Detalhes sórdidos de nossa suja história [Iamamoto & Carvalho "cavam" fundo e revelam
pensamento hegemônico de um passado não muito distante e que ainda hoje permeia o
imaginário popular (?): oh! E como!!!... ranços nossos...]:
"O empregado de escritório é um intelectual, que trabalha com o cérebro; o operário é um
trabalhador braçal cujo cérebro não dispende energias (...) as pessoas submetidas a
trabalho manual intensíssimo, mas cujo cérebro está habitualmente em repouso, conhecem
o esgotamento só ao cabo de excessos que a máquina humana não pode suportar, porque
ela é frágil e não pode ir além de um máximo de rendimento. É que a energia muscular
vem do cérebro e integra este, isto é, esgotadas suas misteriosas energias,não se esgotarão
os membros que ele aciona à distância (...) É ilógico que o cerebral seja equiparado, na
Lei, ao não-cerebral - aquele que nada ou quase nada pede ao cérebro - a não ser os atos
habituais e puramente animais da vida vegetativa (...) O empregado de escritório, durante
a vigência das férias, não modifica fundamentalmente o seu viver de todos os dias, pelo
menos do lado moral (...) Repousará em ambiente propício ao seu descanso, pois seu lar é
acolhedor e amável (...) Mas o mesmo não ocorreria com o proletariado, isto é, com o
homem do povo, cujas faculdades morais e intelectuais não foram afinadas pela educação
e pelo meio, e cuja vida física, puramente animal, supera em muito a vida psíquica (...)
que fará um trabalhador braçal durante quinze dias no ano (...) tendo tomado férias
compelido por uma Lei (...) Ele não tem o culto no lar (...) e procurará matar suas longas
horas de inanição na rua (...) A rua provoca com frequência o desabrochar de vícios
latentes e não vamos insistir nos perigos que ela representa para o trabalhador inativo,
inculto e presa fácil dos instintos subalternos que sempre dormem na alma humana mas
que o trabalho jamais desperta. Não nos alongaremos na influência da rua na alma das
crianças que mourejam na indústria e nos limitaremos a dizer que as férias operárias virão
quebrar o equilíbrio moral de toda uma classe social da nação, mercê de uma floração de
vícios, e talvez, de crimes que esta mesma classe não conhece no presente.” (Centro das
Industrias de Fiação e Tecelagem de São Paulo. Um ensaio de socialismo de Estado no
Brasil e as indústrias brasileiras. São Paulo, 1927. Citado por Marisa Saens Leme.
Ideologia dos industriais brasileiros, 1914-1945. Petrópolis, Vozes, 1978.)
“O código (Código de Menores) não garante (...) nem a segurança geral da sociedade, nem
a segurança individual do operário.
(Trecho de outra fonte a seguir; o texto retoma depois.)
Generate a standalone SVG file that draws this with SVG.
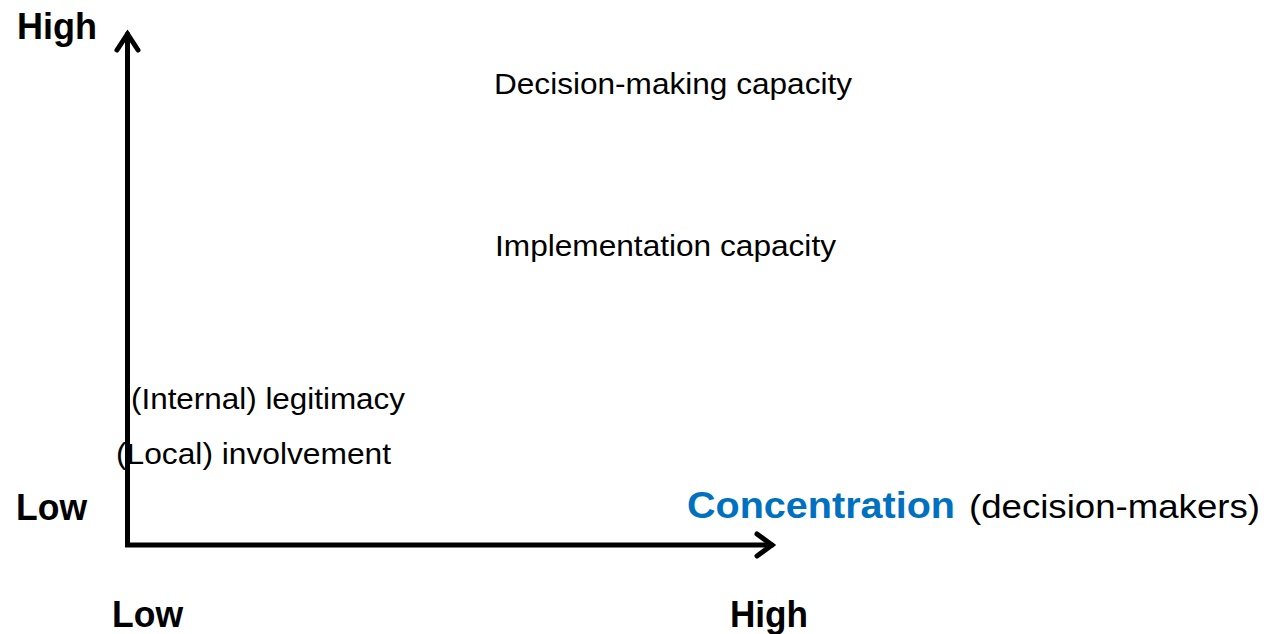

Nocivo aos mesmos, fere além disso à liberdade de
trabalho, não em benefício da sociedade ou de qualquer de suas classes, mas para
favorecer a calaçaria da adolescência e a multiplicação das prostitutas e dos criminosos.
Isto não é declaração do capitalismo; é lição da experiência. Ora, se, na frase dos peritos,
o trabalho que às operárias menores se reserva na fábrica da RÉ deve ser executado
contemporaneamente com o das operárias adultas (...) é manifesto que o Código de
Menores, impedindo essa conjugação de atividade, tira à produção da RÉ o rendimento
eficiente, isto é, coloca a RÉ na situação ou de fechar a fábrica ou de encarecer a sua
produção de maneira tal que não poderá vender no mercado a concorrência estrangeira
(...) Numa terra onde tudo está por fazer, onde a desorganização, ou a insuficiência de
quase todos os serviços públicos é a regra geral, onde nem escolas há em número
suficiente para desbravar o analfabetismo da população, onde é notável a escassez de
institutos profissionais e a penúria de centros populares de recreio (...) Aplicada (a Lei)
sem cautela, na expressão de sua letra fatalmente lançarão ao regaço da sociedade uma
nova legião de candidatos à vagabundagem, ao vício e ao delito. O menor de seus males
será a multiplicação de rufiões e meretrizes.” (Livro de Circulares da FIESP, 1930
Arquivo da FIESP. Citado por Luiz Werneck Vianna. Liberalismo e sindicato no Brasil.
Rio de Janeiro, Paz e Terra, 1976.)
Iamamoto & Carvalho. Relações Sociais e Serviço Social no Brasil. 19. ed. p. 136, 137.